Listening to the story of a now-grown refugee - one of the boat people we hear so much about, I was struck not by what a tragic story he told, but more of how enriched all those around him were through the sheer fact of knowing him.
His business partner who co-directs his NZ-based IT company that now employs more than 200 people has benefited from his cheeky chutzpah (his life story gives a whole new dimension to the concept of "risk") and the extensive business network he established back in Vietnam once he'd settled here.
Like the Afghan boys from the Tampa - whom a friend had the privilege of teaching and who from their work ethic and enthusiasm for any opportunity thrown their way had an enriching effect on the learning experience of the other Kiwi students, this young man is nothing if not a big plus for New Zealand.
But back to being human ballast in the stinking hold of a rotting fishing boat. Alone. Day five they ran out of diesel. Day six no more food. And then the water ran out.
The thing that frightened him most was when the adults started discussing a murder/suicide scenario should rescue prove elusive.
What haunts him and leaves him reeling in disbelief and bewilderment all these years later?

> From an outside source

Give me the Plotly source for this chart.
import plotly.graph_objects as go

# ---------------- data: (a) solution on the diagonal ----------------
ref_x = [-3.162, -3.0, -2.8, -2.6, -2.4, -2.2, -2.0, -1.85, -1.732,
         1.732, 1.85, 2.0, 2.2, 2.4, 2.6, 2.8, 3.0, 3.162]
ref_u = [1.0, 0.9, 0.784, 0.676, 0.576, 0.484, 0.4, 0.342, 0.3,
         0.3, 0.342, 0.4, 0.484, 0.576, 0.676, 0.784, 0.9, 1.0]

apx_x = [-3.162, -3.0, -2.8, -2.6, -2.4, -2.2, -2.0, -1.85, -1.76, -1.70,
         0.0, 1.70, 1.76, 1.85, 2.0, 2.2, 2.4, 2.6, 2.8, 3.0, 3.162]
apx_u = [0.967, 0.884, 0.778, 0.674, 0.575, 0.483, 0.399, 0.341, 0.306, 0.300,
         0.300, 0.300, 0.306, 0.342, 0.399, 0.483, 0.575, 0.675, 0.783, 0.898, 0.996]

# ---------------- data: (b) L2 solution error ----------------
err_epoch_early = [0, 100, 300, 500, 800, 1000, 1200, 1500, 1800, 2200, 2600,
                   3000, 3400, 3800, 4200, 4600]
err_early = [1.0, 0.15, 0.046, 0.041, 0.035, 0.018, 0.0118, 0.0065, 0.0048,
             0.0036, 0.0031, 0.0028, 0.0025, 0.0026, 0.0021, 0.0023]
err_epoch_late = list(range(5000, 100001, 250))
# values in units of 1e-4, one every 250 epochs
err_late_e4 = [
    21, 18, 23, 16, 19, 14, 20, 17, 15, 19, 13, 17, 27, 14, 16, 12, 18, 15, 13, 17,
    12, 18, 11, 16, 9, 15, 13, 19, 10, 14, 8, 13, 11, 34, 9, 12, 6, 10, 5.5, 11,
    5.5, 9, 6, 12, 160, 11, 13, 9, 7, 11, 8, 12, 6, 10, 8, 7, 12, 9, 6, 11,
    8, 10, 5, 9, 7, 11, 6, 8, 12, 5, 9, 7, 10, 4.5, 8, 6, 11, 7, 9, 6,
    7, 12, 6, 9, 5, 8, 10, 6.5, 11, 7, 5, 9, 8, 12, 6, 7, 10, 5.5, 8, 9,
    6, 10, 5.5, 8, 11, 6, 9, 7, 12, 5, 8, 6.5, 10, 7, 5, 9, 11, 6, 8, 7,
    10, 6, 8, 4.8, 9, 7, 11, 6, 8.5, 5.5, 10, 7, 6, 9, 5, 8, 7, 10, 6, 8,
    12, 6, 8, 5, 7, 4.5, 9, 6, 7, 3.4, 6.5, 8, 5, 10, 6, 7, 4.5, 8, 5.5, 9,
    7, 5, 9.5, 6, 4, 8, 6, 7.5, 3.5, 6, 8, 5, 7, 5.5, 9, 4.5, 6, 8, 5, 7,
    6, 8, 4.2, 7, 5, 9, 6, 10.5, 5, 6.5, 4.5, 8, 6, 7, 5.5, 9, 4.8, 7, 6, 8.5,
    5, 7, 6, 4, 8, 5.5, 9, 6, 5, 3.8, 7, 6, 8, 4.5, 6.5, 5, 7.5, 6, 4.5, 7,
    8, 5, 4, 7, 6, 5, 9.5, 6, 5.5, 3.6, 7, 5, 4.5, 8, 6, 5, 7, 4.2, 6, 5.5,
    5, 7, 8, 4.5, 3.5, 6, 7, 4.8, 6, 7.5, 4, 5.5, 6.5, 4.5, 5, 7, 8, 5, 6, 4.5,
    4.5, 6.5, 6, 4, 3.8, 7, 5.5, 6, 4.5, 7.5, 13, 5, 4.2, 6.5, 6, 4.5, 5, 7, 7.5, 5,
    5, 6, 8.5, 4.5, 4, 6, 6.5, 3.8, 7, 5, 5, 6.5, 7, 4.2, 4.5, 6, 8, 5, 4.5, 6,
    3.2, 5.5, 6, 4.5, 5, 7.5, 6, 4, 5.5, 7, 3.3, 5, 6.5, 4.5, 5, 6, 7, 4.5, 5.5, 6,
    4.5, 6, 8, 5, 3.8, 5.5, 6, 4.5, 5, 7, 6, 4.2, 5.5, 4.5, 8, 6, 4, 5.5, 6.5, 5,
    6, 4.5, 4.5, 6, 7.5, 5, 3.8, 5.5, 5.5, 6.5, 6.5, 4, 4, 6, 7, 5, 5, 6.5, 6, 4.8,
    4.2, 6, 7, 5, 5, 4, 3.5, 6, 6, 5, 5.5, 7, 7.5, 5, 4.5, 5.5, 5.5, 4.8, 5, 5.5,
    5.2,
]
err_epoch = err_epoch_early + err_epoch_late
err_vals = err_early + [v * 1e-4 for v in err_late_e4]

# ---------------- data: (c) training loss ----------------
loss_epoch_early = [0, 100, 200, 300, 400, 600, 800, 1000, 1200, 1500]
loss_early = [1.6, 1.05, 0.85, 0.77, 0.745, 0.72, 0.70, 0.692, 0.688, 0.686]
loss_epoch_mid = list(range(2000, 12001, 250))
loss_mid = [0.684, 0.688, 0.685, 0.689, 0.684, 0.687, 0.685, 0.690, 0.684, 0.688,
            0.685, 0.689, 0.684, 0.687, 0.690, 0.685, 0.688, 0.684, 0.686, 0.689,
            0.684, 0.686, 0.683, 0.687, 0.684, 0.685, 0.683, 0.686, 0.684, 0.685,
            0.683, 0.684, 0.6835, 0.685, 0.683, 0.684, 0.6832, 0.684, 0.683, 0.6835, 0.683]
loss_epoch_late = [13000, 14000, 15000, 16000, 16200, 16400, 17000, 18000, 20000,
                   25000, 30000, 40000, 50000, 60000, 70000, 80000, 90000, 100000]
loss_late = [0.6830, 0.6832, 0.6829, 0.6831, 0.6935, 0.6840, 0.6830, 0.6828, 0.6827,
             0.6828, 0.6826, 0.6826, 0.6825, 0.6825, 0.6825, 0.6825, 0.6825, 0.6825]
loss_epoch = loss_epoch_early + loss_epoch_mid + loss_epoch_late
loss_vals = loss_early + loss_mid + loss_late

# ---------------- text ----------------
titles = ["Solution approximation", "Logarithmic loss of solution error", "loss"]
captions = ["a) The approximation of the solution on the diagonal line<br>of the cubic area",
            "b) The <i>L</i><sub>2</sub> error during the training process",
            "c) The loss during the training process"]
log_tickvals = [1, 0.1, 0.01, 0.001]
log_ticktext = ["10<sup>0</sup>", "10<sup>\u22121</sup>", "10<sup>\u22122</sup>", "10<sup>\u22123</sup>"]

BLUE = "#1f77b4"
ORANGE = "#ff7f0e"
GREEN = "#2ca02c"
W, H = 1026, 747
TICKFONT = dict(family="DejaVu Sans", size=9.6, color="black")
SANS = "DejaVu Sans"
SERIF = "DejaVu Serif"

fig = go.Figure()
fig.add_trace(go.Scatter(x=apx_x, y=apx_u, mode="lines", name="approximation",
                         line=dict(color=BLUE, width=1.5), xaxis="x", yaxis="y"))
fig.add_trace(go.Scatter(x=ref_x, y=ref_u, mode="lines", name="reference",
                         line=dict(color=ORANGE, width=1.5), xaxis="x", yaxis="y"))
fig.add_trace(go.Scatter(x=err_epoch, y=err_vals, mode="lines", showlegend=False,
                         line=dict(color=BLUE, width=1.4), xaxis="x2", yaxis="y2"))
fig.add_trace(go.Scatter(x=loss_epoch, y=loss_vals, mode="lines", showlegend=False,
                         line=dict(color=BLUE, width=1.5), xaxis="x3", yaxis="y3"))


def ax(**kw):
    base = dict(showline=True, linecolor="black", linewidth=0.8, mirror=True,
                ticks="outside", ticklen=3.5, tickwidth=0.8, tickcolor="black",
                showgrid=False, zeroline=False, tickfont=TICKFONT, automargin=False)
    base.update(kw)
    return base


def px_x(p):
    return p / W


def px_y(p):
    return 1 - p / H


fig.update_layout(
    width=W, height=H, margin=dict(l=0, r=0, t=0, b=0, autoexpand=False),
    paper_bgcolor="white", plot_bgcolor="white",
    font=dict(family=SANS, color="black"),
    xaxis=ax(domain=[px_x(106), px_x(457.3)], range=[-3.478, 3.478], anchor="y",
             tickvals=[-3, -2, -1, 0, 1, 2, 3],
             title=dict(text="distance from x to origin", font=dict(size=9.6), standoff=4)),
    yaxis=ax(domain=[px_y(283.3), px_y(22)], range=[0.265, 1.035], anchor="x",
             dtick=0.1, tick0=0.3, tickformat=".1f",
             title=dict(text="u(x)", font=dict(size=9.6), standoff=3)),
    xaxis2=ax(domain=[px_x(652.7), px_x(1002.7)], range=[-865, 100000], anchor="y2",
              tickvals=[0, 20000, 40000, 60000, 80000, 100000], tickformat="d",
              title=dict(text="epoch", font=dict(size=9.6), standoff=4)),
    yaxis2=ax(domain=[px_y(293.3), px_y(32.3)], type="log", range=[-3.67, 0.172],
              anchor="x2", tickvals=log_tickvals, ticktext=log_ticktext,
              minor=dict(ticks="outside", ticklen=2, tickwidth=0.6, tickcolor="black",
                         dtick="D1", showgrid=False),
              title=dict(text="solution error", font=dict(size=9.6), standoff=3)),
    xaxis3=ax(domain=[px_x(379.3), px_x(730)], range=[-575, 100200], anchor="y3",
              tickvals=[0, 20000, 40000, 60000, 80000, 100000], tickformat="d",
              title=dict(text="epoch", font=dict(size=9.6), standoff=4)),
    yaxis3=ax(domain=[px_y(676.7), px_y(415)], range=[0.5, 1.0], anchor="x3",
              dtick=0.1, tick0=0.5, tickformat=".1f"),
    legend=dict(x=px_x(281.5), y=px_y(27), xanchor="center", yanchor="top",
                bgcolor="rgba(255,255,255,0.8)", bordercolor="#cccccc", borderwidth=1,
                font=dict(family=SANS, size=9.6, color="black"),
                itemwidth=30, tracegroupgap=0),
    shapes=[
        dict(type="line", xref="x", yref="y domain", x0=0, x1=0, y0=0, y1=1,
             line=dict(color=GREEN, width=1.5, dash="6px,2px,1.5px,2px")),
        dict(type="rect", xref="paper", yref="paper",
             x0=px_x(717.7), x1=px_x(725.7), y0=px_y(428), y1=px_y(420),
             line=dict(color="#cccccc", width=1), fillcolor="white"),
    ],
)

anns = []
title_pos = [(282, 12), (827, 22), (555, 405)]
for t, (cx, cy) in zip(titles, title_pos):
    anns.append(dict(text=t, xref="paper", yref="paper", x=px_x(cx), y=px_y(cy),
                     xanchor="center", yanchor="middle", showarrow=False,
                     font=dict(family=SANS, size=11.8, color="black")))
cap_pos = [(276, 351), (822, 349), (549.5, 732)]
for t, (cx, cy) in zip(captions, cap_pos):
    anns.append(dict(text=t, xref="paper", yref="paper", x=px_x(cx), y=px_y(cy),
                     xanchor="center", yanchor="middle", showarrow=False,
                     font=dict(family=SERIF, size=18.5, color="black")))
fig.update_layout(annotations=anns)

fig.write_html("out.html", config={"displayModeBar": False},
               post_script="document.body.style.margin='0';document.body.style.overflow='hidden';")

When a three-storied Swedish cruise-ship bore down on their T-shirt waving, half-starved crew. It stopped. Saved? Then after observing their predicament with binoculars, the luxury floating hotel, turned around and sailed away.
The word "disappointed" doesn't cover it.
"What were they thinking?" he asked. "Had there been an international order issued which said 'Don't feed the locals?"'
Eventually. another ship picked them up and towed them to an oil rig where they tied up and, within an hour a tropical cyclone reduced their boat to a few sticks left hanging at the end of the mooring rope in the morning. The bullet holes on the water line can't have helped.
He never forgets that one hour's difference in being rescued was the difference between life and death and that none of his millions of dollars he has at his disposal now could buy that hour.
It comes down to compassion and doing the right thing and the argument that the strife and struggle that creates refugees happens faraway and is therefore not our problem is untenable in the globally connected world we insist we want to be a part of for the economic benefits. Especially in light of climate change.
NZ could increase the quota of refugees we accept as the price we pay for being a civilised nation and not the nation-state equivalent of a luxury ship that sails away.